Magazine Diario personale

Kick Ass - La mia pseudorecensione

Da Pkiara

I film sui supereroi non mi piacciono: mi annoio a morte con Spiderman, non mi ha mai appassionato nessuno dei trentamila capitoli di Batman. Però mi sono convinta che Kick Ass poteva piacermi: perché avevo letto una buonissima recensione su Repubblica e perché Kick Ass non è un supereroe convenzionale. Dave Lizewski (Aaron Johnson) è, infatti, un adolescente con la passione per i fumetti, che a un certo punto della sua sfortunata adolescenza comincia a chiedersi perché rimaniamo insensibili di fronte a certe ingiustizie. Come mai non ci ribelliamo? Perché non denunciamo? Per quale motivo non difendiamo i più deboli? Non è necessario essere supereroi, dotati di poteri paranormali, per volere un mondo migliore e combattere per averlo; di questo si convince Dave.

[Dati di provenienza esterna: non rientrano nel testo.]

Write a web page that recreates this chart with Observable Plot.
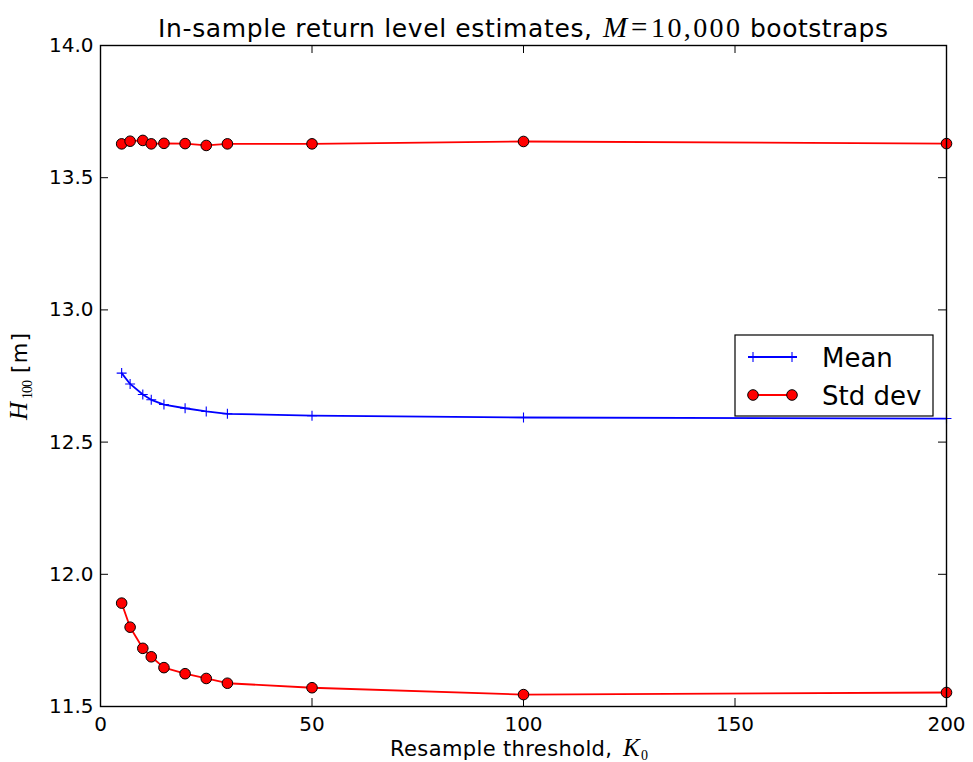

Così, compra una tuta da sub, un paio di guanti per lavare i piatti e dei bruttissimi stivali e s’inventa di essere un supereroe: Kick Ass. Nessun superpotere, all’inizio conta sull’effetto sorpresa, ma becca un sacco di legnate. Eppure non si ferma, nemmeno quando sulla sua strada si mette un “cattivo” più grande di lui. Ad aiutarlo, seppure in maniera non proprio ortodossa, arriveranno altri due sedicenti supereroi: padre e figlia - Big Daddy (Nicolas Cage) e Hit Girl (Chloe Moretz) – che è meglio perderli che trovarli.
 

Il film diventa, con l’ingresso di questi due supereroi per vendetta e non per vocazione, improvvisamente troppo violento (è, infatti, vietato ai minori di quattordici anni), pur non perdendo il legame forte con il fumetto da cui ha origine. La morale? Tutti possiamo cambiare il mondo e le nostre vite, se solo lo vogliamo. E la vendetta genera solo altro desiderio di vendicarsi, senza possibilità di uscirne mai.
Se mi è piaciuto? Per non essere il mio genere di film, sì.